I ended up replacing my oil pump after first trying a replacement throttle cable to no avail. I made sure that the marks are aligned at WOT and it ran through the season with no issues. I hope this helps you.
Did you ever figure out the oil pump alignment marks? Im fighting that on my 1997 xlt rmk. Ive heard from some people the manual calls for lining up at idle not wide open throttle. Sounds back wards to me.
for the alignment of the oil pump lever I would look to the whole cable and see if you can get some more slack. or is it more tension is needed? I had a cable issue swapping a chinese clone carb for the oem carb on my xl80. I needed slack to get it all set up right. I removed an unnecessary little piece and it worked. look at the other end of the cable for slack or find a long coupler nut to extend if you need more tension.
What did you end up torquing the crank case to so you didn’t snap that gear?

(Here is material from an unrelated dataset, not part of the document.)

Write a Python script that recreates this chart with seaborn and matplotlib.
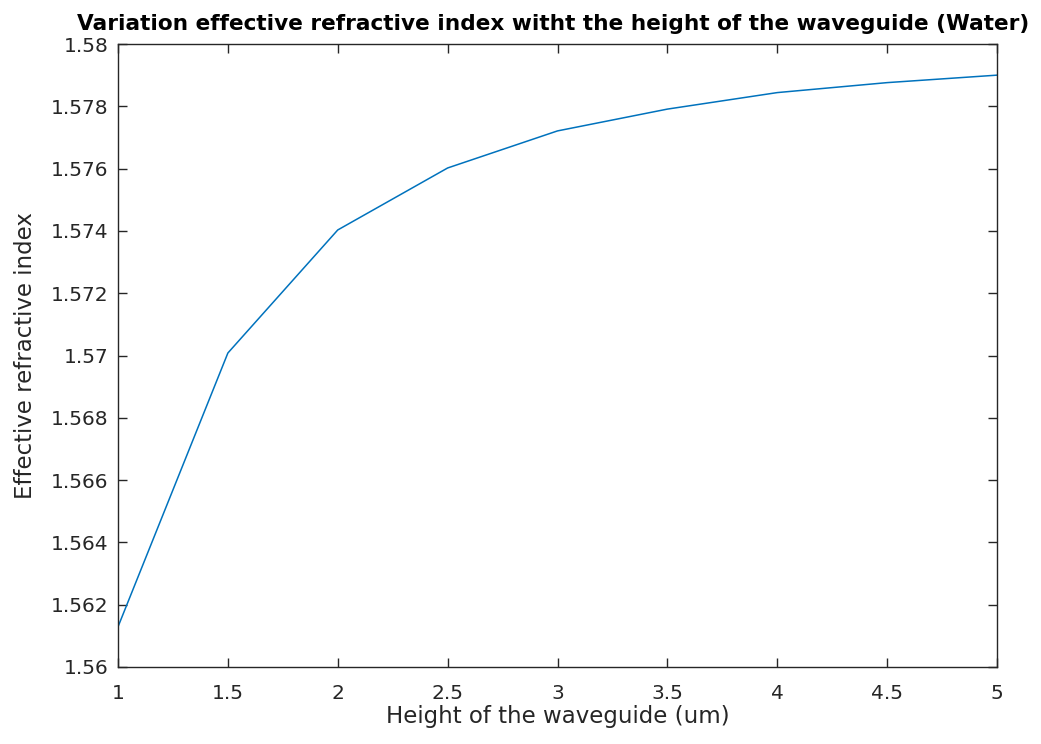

Or just hold the throttle to WOT. Adjust top so it's flush. Then adjust up. The other way don't always work. Most carb round slides will pull past the opening.
🤣 Vintage? That new to me. I started on a '69 Panther.
Snowmobiles from 2003 are considered vintage now, kinda crazy honestly.
@@tokay. My old '69 Arctic Cat Panther would definitely be way beyond vintage, and deep into antique territory (maybe even an artifact.) Someone will be digging a hole one day, and find it next to a pile of dinosaur bones 😂
Those Indy triples with a triple pipe n clutched like xc/r would walk off on most sleds in 90s/early 00s,my bud had the white hood model that sled was legendary.Those XLTs were nice too.
Did you wait till the thermostat opened on the rebuild? Then go for a tear.
We did yes. Although, my son was riding the XLT and promised me that he would go easy until it broke in. The video footage suggests otherwise….
Did this on my son's Indy 440 and wow what a difference it made. I had to dial in the air screw to keep it from being too lean and made sure the needle was on the right setting for our altitude. Night and day difference.
Why a triple? That are junk,
Enjoyable and intresting to follow this build! Keep them going! //Jonas Sweden
Mine accidentally got mixed up. Can you tell me which sizes go where
I don't have an exact answer. If you look at part 3 in this series you will see me assemble the case. There are some shots at about 8:00 min where you can see what bolts I am installing where....Short of that, I would do a process of elimination and thread the bolts in by hand only. It should become evident which bolts are too long for the shorter holes. I hope this helps you.
Great job! Ran my 97 XLT in Maine for three days .. 250 miles
Great video. Keep up the good content.
Thanks, will do!
Sounds great !! enjoy !!
I use the black Yamabond 6b and just dab a thin layer to each surface with my finger. After you reassemble everything do a leak down test. The common issue with the 600 mono block is a crank seal letting air in leaning out your air fuel ratio burning down a piston usually the center piston. Its best to do a vacuum leak down test. Its air in that you don't want except through the air box.
Thank you for passing along some knowledge. Can you recommend a leak down tester? Did you make one, or do you use one off the shelf?
@@dennisdoesitall Streeters Garage You should check out my friend Tom's channel. He is best 90s Polaris guy I have ever meet. And he will answer any questions you may have. super good guy. Good luck my friend!!
Motoseal very thin coat on both sides, grease on inside of seals is fine, but use assembly lube for the inside of the seal and some on your crank, your crank seal should also get some black rtv on outer diameter to help seal to the case, wipe any excess off, keep it clean. Also I like to lightly brush my base gaskets on both sides with motoseal, be sure to use emery cloth to lightly scuff up the surfaces a tad bit too. Also never forget to retorque your base nuts and head studs after your first couple heat cycles. Good luck, msg me if you want the correct manual for your machine instead of that Clymer manual
Great advice thank you! I actually ditched the Clymer manual for the OEM Polaris manual halfway through the project. The OEM manual had a better level of detail.
You dont grease the inside of the crank seals either. Just grease the lip seal on the i.d where the crank spins.
What did you put on the crank seals?
I packed them with Polaris low temp grease.